Next, the original and rectified images were processed using the LJL algorithm to obtain line matching results. We use several different colors to help distinguish whether one match is correct. The number of correct matches, the total matching, and the matching accuracy rates are displayed directly in Figure 10, Figure 11, Figure 12 and Figure 13, respectively.

Finally, line segments matched on rectified images are back-projected to the original images, as shown in Figure 14. It can be seen that the accuracy and effect of the back-projected line segments are very good.

For convenience of expression, the line matching method performed directly on the original images is called LJL, whereas the method on the rectified images proposed in this paper is called Perspective–LJL. Relevant parameters and line matching results are shown in Table 3.

For depicting of the difference between LJL and Perspective–LJL intuitively, the correct number, the total number, and the accuracy rate of matched line segments (Table 3 are shown in Figure 15).

While analyzing and summarizing the data in Table 3 and Figure 15, the following discoveries are made:

(1): There is a large gap between the matching results of the four oblique image pairs with respect to the matching results of conventional images (Table 1).

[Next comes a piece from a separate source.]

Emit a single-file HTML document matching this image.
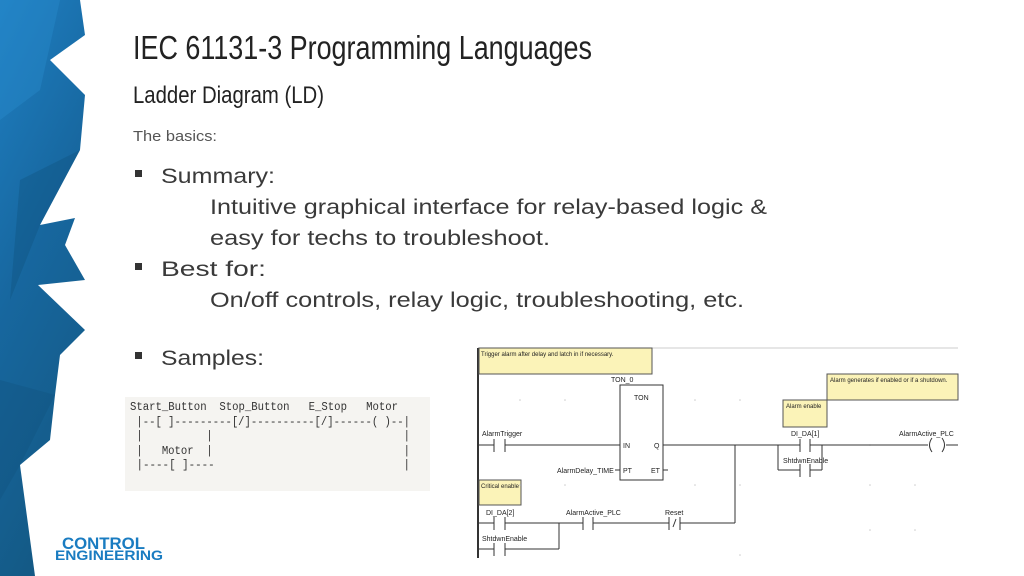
<!DOCTYPE html>
<html><head><meta charset="utf-8"><style>
html,body{margin:0;padding:0;background:#fff;}
svg{display:block;}
.pre{white-space:pre;}
</style></head><body>
<svg width="1024" height="576" viewBox="0 0 1024 576" xmlns="http://www.w3.org/2000/svg">
<defs>
<linearGradient id="bg" x1="0" y1="0" x2="0.3" y2="1">
<stop offset="0" stop-color="#1f7fc2"/><stop offset="0.5" stop-color="#17679f"/><stop offset="1" stop-color="#145a86"/>
</linearGradient>
</defs>
<polygon fill="url(#bg)" points="0,0 80,0 85,35 50,60 85,95 80,150 40,225 75,218 65,245 85,280 38,285 85,330 60,355 55,395 50,440 20,465 35,576 0,576"/>
<polygon fill="#2a8fd0" opacity="0.35" points="0,0 60,0 40,90 0,120"/>
<polygon fill="#0f4f7a" opacity="0.35" points="20,180 80,150 40,225 10,300"/>
<polygon fill="#0f4f7a" opacity="0.3" points="0,380 55,395 20,465 0,500"/>

<g font-family="'Liberation Sans Narrow','Liberation Sans',sans-serif" fill="#222">
<text x="133" y="59" font-size="33" textLength="459" lengthAdjust="spacingAndGlyphs">IEC 61131-3 Programming Languages</text>
<text x="133" y="103" font-size="24" textLength="191" lengthAdjust="spacingAndGlyphs">Ladder Diagram (LD)</text>
</g>
<g font-family="'Liberation Sans',sans-serif" fill="#3a3a3a">
<text x="133" y="141" font-size="15" fill="#555" textLength="84" lengthAdjust="spacingAndGlyphs">The basics:</text>
<rect x="135" y="170" width="7" height="7" fill="#333"/>
<text x="161" y="183" font-size="21" textLength="114" lengthAdjust="spacingAndGlyphs">Summary:</text>
<text x="210" y="214" font-size="21" textLength="557" lengthAdjust="spacingAndGlyphs">Intuitive graphical interface for relay-based logic &amp;</text>
<text x="210" y="245" font-size="21" textLength="340" lengthAdjust="spacingAndGlyphs">easy for techs to troubleshoot.</text>
<rect x="135" y="263" width="7" height="7" fill="#333"/>
<text x="161" y="276" font-size="21" textLength="105" lengthAdjust="spacingAndGlyphs">Best for:</text>
<text x="210" y="307" font-size="21" textLength="534" lengthAdjust="spacingAndGlyphs">On/off controls, relay logic, troubleshooting, etc.</text>
<rect x="135" y="352" width="7" height="7" fill="#333"/>
<text x="161" y="365" font-size="21" textLength="103" lengthAdjust="spacingAndGlyphs">Samples:</text>
</g>

<rect x="125" y="397" width="305" height="94" fill="#f5f4f1"/>
<g font-family="'Liberation Mono',monospace" font-size="11.5" fill="#333">
<text class="pre" x="130" y="410" textLength="268" lengthAdjust="spacingAndGlyphs">Start_Button  Stop_Button   E_Stop   Motor</text>
<text class="pre" x="130" y="425" textLength="280" lengthAdjust="spacingAndGlyphs"> |--[ ]---------[/]----------[/]------( )--|</text>
<text class="pre" x="130" y="439" textLength="280" lengthAdjust="spacingAndGlyphs"> |          |                              |</text>
<text class="pre" x="130" y="454" textLength="280" lengthAdjust="spacingAndGlyphs"> |   Motor  |                              |</text>
<text class="pre" x="130" y="468" textLength="280" lengthAdjust="spacingAndGlyphs"> |----[ ]----                             |</text>
</g>

<g font-family="'Liberation Sans',sans-serif" font-weight="bold" fill="#1a7cc1">
<text x="62" y="549" font-size="17" textLength="83" lengthAdjust="spacingAndGlyphs">CONTROL</text>
<text x="55" y="560" font-size="14" textLength="108" lengthAdjust="spacingAndGlyphs">ENGINEERING</text>
</g>

<!-- Ladder diagram -->
<g stroke="#333" stroke-width="1" fill="none">
<line x1="478" y1="348" x2="958" y2="348" stroke="#ccc"/>
<line x1="478" y1="348" x2="478" y2="558" stroke-width="2"/>
</g>
<g fill="#fbf3b8" stroke="#555" stroke-width="1">
<rect x="479" y="348" width="173" height="26"/>
<rect x="827" y="374" width="131" height="26"/>
<rect x="783" y="400" width="44" height="27"/>
<rect x="479" y="480" width="42" height="25"/>
</g>
<g fill="#ccc">
<circle cx="520" cy="400" r="0.8"/><circle cx="565" cy="400" r="0.8"/><circle cx="695" cy="400" r="0.8"/><circle cx="740" cy="400" r="0.8"/>
<circle cx="520" cy="485" r="0.8"/><circle cx="565" cy="485" r="0.8"/><circle cx="695" cy="485" r="0.8"/><circle cx="740" cy="485" r="0.8"/><circle cx="870" cy="485" r="0.8"/><circle cx="915" cy="485" r="0.8"/>
<circle cx="870" cy="445" r="0.8"/><circle cx="870" cy="530" r="0.8"/><circle cx="915" cy="530" r="0.8"/><circle cx="740" cy="555" r="0.8"/>
</g>
<g stroke="#333" stroke-width="1" fill="none">
<rect x="620" y="385" width="43" height="95"/>
<line x1="478" y1="445" x2="494" y2="445"/><line x1="494" y1="439" x2="494" y2="452"/><line x1="505" y1="439" x2="505" y2="452"/>
<line x1="505" y1="445" x2="620" y2="445"/>
<line x1="663" y1="445" x2="778" y2="445"/>
<line x1="663" y1="470" x2="668" y2="470"/>
<line x1="615" y1="470" x2="620" y2="470"/>
<line x1="735" y1="445" x2="735" y2="523"/>
<line x1="778" y1="445" x2="778" y2="470"/><line x1="822" y1="445" x2="822" y2="470"/>
<line x1="778" y1="445" x2="800" y2="445"/><line x1="810" y1="445" x2="822" y2="445"/>
<line x1="778" y1="470" x2="800" y2="470"/><line x1="810" y1="470" x2="822" y2="470"/>
<line x1="800" y1="439" x2="800" y2="452"/><line x1="810" y1="439" x2="810" y2="452"/>
<line x1="800" y1="464" x2="800" y2="477"/><line x1="810" y1="464" x2="810" y2="477"/>
<line x1="822" y1="445" x2="928" y2="445"/>
<path d="M932 438 Q927 445 932 452"/><path d="M942 438 Q947 445 942 452"/>
<line x1="946" y1="445" x2="958" y2="445"/>
<line x1="478" y1="523" x2="494" y2="523"/><line x1="494" y1="517" x2="494" y2="530"/><line x1="505" y1="517" x2="505" y2="530"/>
<line x1="505" y1="523" x2="583" y2="523"/>
<line x1="478" y1="549" x2="494" y2="549"/><line x1="494" y1="543" x2="494" y2="556"/><line x1="505" y1="543" x2="505" y2="556"/>
<line x1="505" y1="549" x2="559" y2="549"/><line x1="559" y1="523" x2="559" y2="549"/>
<line x1="583" y1="517" x2="583" y2="530"/><line x1="593" y1="517" x2="593" y2="530"/>
<line x1="593" y1="523" x2="669" y2="523"/>
<line x1="669" y1="517" x2="669" y2="530"/><line x1="680" y1="517" x2="680" y2="530"/>
<line x1="673" y1="527" x2="676" y2="519"/>
<line x1="680" y1="523" x2="735" y2="523"/>
</g>
<g font-family="'Liberation Sans',sans-serif" font-size="7" fill="#222">
<text x="481" y="356" font-size="6">Trigger alarm after delay and latch in if necessary.</text>
<text x="830" y="382" font-size="6">Alarm generates if enabled or if a shutdown.</text>
<text x="786" y="408" font-size="6">Alarm enable</text>
<text x="481" y="488" font-size="6">Critical enable</text>
<text x="611" y="382">TON_0</text>
<text x="634" y="400">TON</text>
<text x="623" y="448">IN</text>
<text x="654" y="448">Q</text>
<text x="623" y="473">PT</text>
<text x="651" y="473">ET</text>
<text x="557" y="473">AlarmDelay_TIME</text>
<text x="482" y="436">AlarmTrigger</text>
<text x="791" y="436">DI_DA[1]</text>
<text x="783" y="463">ShtdwnEnable</text>
<text x="899" y="436">AlarmActive_PLC</text>
<text x="486" y="515">DI_DA[2]</text>
<text x="482" y="541">ShtdwnEnable</text>
<text x="566" y="515">AlarmActive_PLC</text>
<text x="665" y="515">Reset</text>
</g>
</svg>
</body></html>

The matching accuracy rate is far less than 97%. There are thousands of lines extracted from the two pairs of down-looking and back-looking images; however, only a small proportion of lines are matched. The number of matched line segments is 186 and 166, whereas the accuracy rate is only 62.9% and 79.1%, respectively. Especially in the last two pairs of side-looking images, the baselines are wider and the difference in viewing angles is larger; therefore, the matched line segments are fewer in number, and the accuracy rate is 0% and 13.3%. The data fully reflects the matching difficulty of images with wide baselines and large viewing angles.
(2): The number of line segments extracted from rectified images is less than that of original images. Because rectified images are resampled and their quality is lower than that of original images, the extraction effect will be worse. At the same time, their effective trapezoidal contents are smaller than the original images’ rectangular contents. For a line extraction algorithm such as LSD, the line segments smaller than a certain length threshold is not used (the threshold value in this algorithm is set to 20 pixels), so some line segments that are compressed to be shorter are discarded.
(3): The number of LJL structures is directly proportional to the number of extracted line segments; that is, the more line segments are extracted, the more LJL structures can be constructed and the greater probability of matched line segments can be obtained. Although the number of line segments and the LJL structures of rectified images is smaller than that of the original images, the total number, correct number, and accuracy rate of the finally matched line segments is much higher. This is because although the original images have many LJL structures to try to match, due to serious distortions, the LJL structure descriptors to be matched are relatively different. This leads to large differences in descriptor vector distances, resulting in greater difficulty in matching and an increase in the mismatching rate.
(4): Comparing results of the first and second image pairs, it is found that both of these image pairs are down-looking and back-looking; however, for the first image pair, the correct matching rate is 62.9% under LJL processing, and 79.1% under Perspective–LJL; this is lower than the rate of 78.3% and 93.2% for the second image pair. Meanwhile, for the increase in the number of matched lines (both total number and the correct number), the effect of the second image pair is significantly better than that of the first image pair. In other words, the matching effect of the first image pair and the improving effect of Perspective–LJL on the first image pair is weaker than those observed in the second image pair. By observing the buildings’ distribution and topography in these two surveying areas, it can be seen that the elevation difference of buildings in the first image pair is large. There are many spatial planes with obvious differences, and occlusions are more serious. In the second image pair, most buildings are flatly distributed, and there are uniform deformations. It is appropriate to use a plane to fit the surfaces of these buildings, and the occlusions are not obvious. When the perspective transformation model is used to rectify buildings to a new spatial plane, the deformations can be well rectified.
(5): Compared to the first and second image pairs, the Perspective–LJL method has more obvious effects on the extra-wide-baseline images of the third and fourth pairs, which fully prove the effectiveness of the proposed method.
(6): By using the Perspective–LJL method, the matching accuracy rate is improved to 79.1%, 93.2%, 86.9%, and 88.8%, respectively; however, there still exists a gap of improving the matching rate up to 97% of the short-baseline images. This indicates that the perspective transformation model can only eliminate some of the perspective effects, and cannot completely solve the problems caused by large viewing angles.

5. Discussion

Four questions are discussed below. Firstly, on the basis of the comparison between the first and second image pairs, analyzing the impact of building distribution on line matching specifically from the second, third, and fourth rectified image pairs (the second, third, and fourth pairs of images are in the same area and are photographed at the same time). The second question addresses the time consumption of LJL and Perspective–LJL. The third discusses the matching outcomes affected by different POS accuracy. The fourth points out the applicability of Perspective–LJL to all existing line matching methods.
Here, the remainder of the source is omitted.